Tim Pawlenty is running for governor…again.

After serving in that role for two terms and then stepping away, Pawlenty opted to run again, announcing earlier this year his intent to throw his name into the hat for the state’s top job.

He came to Redwood Falls April 23 to talk about the issues that are important to him and how he would address them as governor.

“Middle and moderate income families are being squeezed in this state,” said Pawlenty, adding whether that be in healthcare, education or financial areas, the reality is that someone needs to step in and provide them some help. 

For Pawlenty, running again was a decision he did not take lightly, adding he knows his announcement is coming late in the process.

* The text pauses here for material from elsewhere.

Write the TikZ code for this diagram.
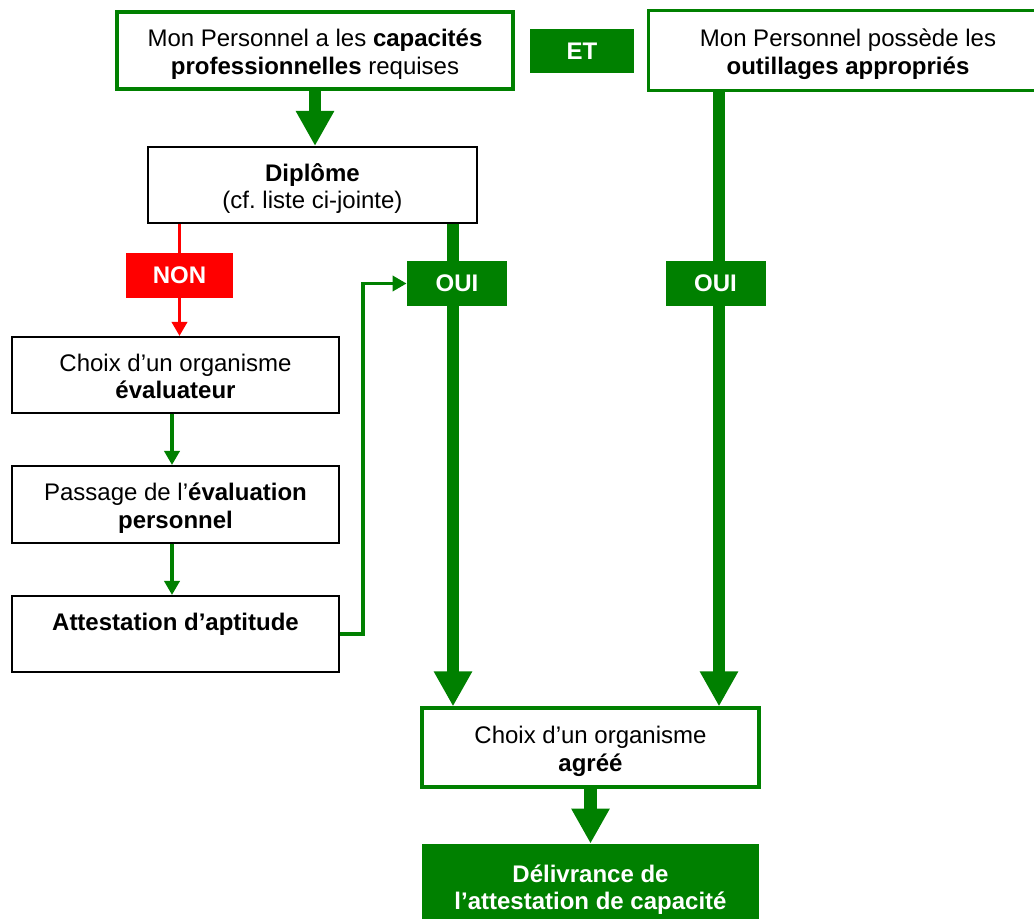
\documentclass[tikz,border=0pt]{standalone}
\usepackage{fontspec}
\setmainfont{Liberation Sans}
\usetikzlibrary{arrows.meta}
\definecolor{vert}{RGB}{0,128,0}
\definecolor{rouge}{RGB}{255,0,0}
\newcommand\strutTop{\rule{0pt}{13.1pt}}
\newcommand\strutBot{\rule[-3pt]{0pt}{3pt}}
\begin{document}
\begin{tikzpicture}[x=0.5pt,y=-0.5pt,
  font=\fontsize{12pt}{13.8pt}\selectfont,
  gbox/.style={draw=vert, line width=1.6pt, fill=white, align=center, inner sep=0pt},
  kbox/.style={draw=black, line width=1pt, fill=white, align=center, inner sep=0pt},
  gtag/.style={fill=vert, text=white, font=\fontsize{12pt}{13.8pt}\selectfont\bfseries, inner sep=0pt, align=center},
  rtag/.style={gtag, fill=rouge},
  bigline/.style={draw=vert, line width=6.3pt},
  bigarrow/.style={bigline, -{Triangle[width=18pt,length=17.5pt]}},
  thinarrow/.style={draw=vert, line width=1.8pt, -{Triangle[width=7.5pt,length=7pt]}},
  thinline/.style={draw=vert, line width=1.8pt},
  redline/.style={draw=rouge, line width=1.8pt},
  redarrow/.style={redline, -{Triangle[width=7.5pt,length=7pt]}}]
\useasboundingbox (0,0) rectangle (1034,919);
\clip (0,0) rectangle (1034,919);

% nodes
\node[gbox, minimum width=198pt, minimum height=38.5pt] (tl) at (315,50.5)
  {\strutTop Mon Personnel a les \textbf{capacités}\\\textbf{professionnelles} requises\strutBot};
\node[gtag, minimum width=52pt, minimum height=22pt] (et) at (582,51) {ET};
\node[gbox, draw=none, minimum width=198pt, minimum height=38.5pt] (tr) at (848,50.5)
  {\strutTop Mon Personnel possède les\\\textbf{outillages appropriés}\strutBot};
\draw[draw=vert, line width=1.6pt] (tr.north east) -- (tr.north west) -- (tr.south west) -- (tr.south east);
\node[kbox, minimum width=164.5pt, minimum height=38pt] (dip) at (312.5,185)
  {\strutTop\textbf{Diplôme}\\(cf.\ liste ci-jointe)\strutBot};
\node[rtag, minimum width=53.5pt, minimum height=22.5pt] (non) at (179.5,275.5) {NON};
\node[gtag, minimum width=50pt, minimum height=22.5pt] (oui1) at (457,283.5) {OUI};
\node[gtag, minimum width=50pt, minimum height=22.5pt] (oui2) at (715.5,283.5) {OUI};
\node[kbox, minimum width=163.5pt, minimum height=38pt] (eval) at (175.5,375)
  {\strutTop Choix d’un organisme\\\textbf{évaluateur}\strutBot};
\node[kbox, minimum width=163.5pt, minimum height=38.5pt] (pass) at (175.5,504.5)
  {\strutTop Passage de l’\textbf{évaluation}\\\textbf{personnel}\strutBot};
\node[kbox, minimum width=163.5pt, minimum height=38pt] (att) at (175.5,634)
  {\strutTop\textbf{Attestation d’aptitude}\\\strutBot};
\node[gbox, minimum width=168.5pt, minimum height=39.5pt] (agr) at (590.5,747.5)
  {\strutTop Choix d’un organisme\\\textbf{agréé}\strutBot};
\node[gtag, minimum width=168.5pt, minimum height=42pt] (del) at (590.5,886)
  {\strutTop Délivrance de\\l’attestation de capacité\strutBot};

% connectors
\draw[bigarrow] (tl.south) -- (tl.south |- dip.north);
\draw[redline] (non.north |- dip.south) -- (non.north);
\draw[redarrow] (non.south) -- (non.south |- eval.north);
\draw[thinarrow] ([xshift=-1.75pt]eval.south) -- ([xshift=-1.75pt]eval.south |- pass.north);
\draw[thinarrow] ([xshift=-1.75pt]pass.south) -- ([xshift=-1.75pt]pass.south |- att.north);
\draw[thinarrow] (att.east) -- ++(23,0) |- (oui1.west);
\draw[bigline] ([xshift=-2pt]oui1.north |- dip.south) -- ([xshift=-2pt]oui1.north);
\draw[bigarrow] ([xshift=-2pt]oui1.south) -- ([xshift=-2pt]oui1.south |- agr.north);
\draw[bigline] ([xshift=1.75pt]oui2.north |- tr.south) -- ([xshift=1.75pt]oui2.north);
\draw[bigarrow] ([xshift=1.75pt]oui2.south) -- ([xshift=1.75pt]oui2.south |- agr.north);
\draw[bigarrow] (agr.south) -- (agr.south |- del.north);
\end{tikzpicture}
\end{document}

He believes his experience, the wisdom he has gained and the strengths as a leader he brings to the table can put him over the top.

“I am in this to win,” he said. “If I didn’t think I could win, I would not have started.”

Pawlenty said he had conversations with other Republicans who are also running for the office, adding he told them if he saw one of them rising to the top he would not get involved.

However, he did not see that happening, and so he announced he was a candidate.

He believes his name recognition alone, as well as his already proven ability to raise funds, will put him over the top.

Pawlenty said the state needs a common sense conservative in the role of governor to help stop things from getting any worse than they are right now.

When it comes to healthcare, Pawlenty said the state has wasted money, adding the legislative auditor for the state has recently shown the state has allocated hundreds of millions of dollars to people who do not need it.

“There are holes in the system, and funds are being misdirected and misappropriated, because no one is checking to see if people are really eligible for the money they are receiving,” said Pawlenty. “If I am elected I will work to make sure each dollar is accounted for and that consumers are empowered by having more choices when it comes to their own healthcare.”

Having been raised in South St. Paul, Pawlenty said he knows what it means to struggle, and he was one of the lucky ones to earn a college degree.

What he wants to ensure is that more young people have the chance to get a good education starting at the earliest levels by providing the kind of education reform that ensures teachers have what they need to do their jobs well.

That, he said, means ensuring the degrees prospective teachers are earning are actually preparing them for the classroom and that continued training and development is helping them to actually grow and be even better teachers.

“Teachers are wonderful people who have a hard job,” said Pawlenty, adding, however he believes there is a need for a higher quality of preparation. “A teacher who is licensed to teach in a subject area should be able to demonstrate mastery of that subject.”

Pawlenty said he is also a big believer in providing more opportunities for students to be exposed to jobs that do not require a four-year degree. He said the message that every high-school graduate needs to earn a four-year degree is a mistake, adding there are some very rewarding careers that pay a good wage in some of the skilled trades.

Minnesota, said Pawlenty, has one of the highest tax rates in the country. When he was governor, he worked with the legislature to reduce that tax burden, bringing Minnesota out of the top 10, but in recent years that has all changed adding more of a burden on the state’s taxpayers.

One of the areas Pawlenty said he will work to change is the current tax on Social Security benefits.

“I think taxing Social Security benefits is ridiculous,” said Pawlenty.

He said that issue alone is forcing people to consider moving to another state after they retire, because there they don’t have to pay a tax on the benefit they earned during the years they worked.

Pawlenty believes right now is the perfect time to run for governor, adding having a Republican-led Senate and the potential of a Republican majority in the House would mean the opportunity to get a lot accomplished to make Minnesota a better state.

“There has not been a Republican governor and a Republican majority in the House and the Senate at the same time ever in the history of this state,” said Pawlenty.

He is convinced that can happen in 2018.

Pawlenty said he believes in defending the rights of free speech and will defend the Second Amendment.

He also said he sees the challenges for the childcare industry and thinks there are ways to empower families to make the decision that is best for them.

He said the implementation of the buffers mandate was mishandled, adding there should have been more of a discussion with the state’s farmers to come up with a compromise.

"Minnesota’s farmers are some of the best conservationists,” said Pawlenty.

Pawlenty said he knows he faces a bit of an uphill battle as the state convention is being held soon, but he remains confident that he is the best choice to serve as governor for the next four years, and he thinks in the end Minnesotans will agree.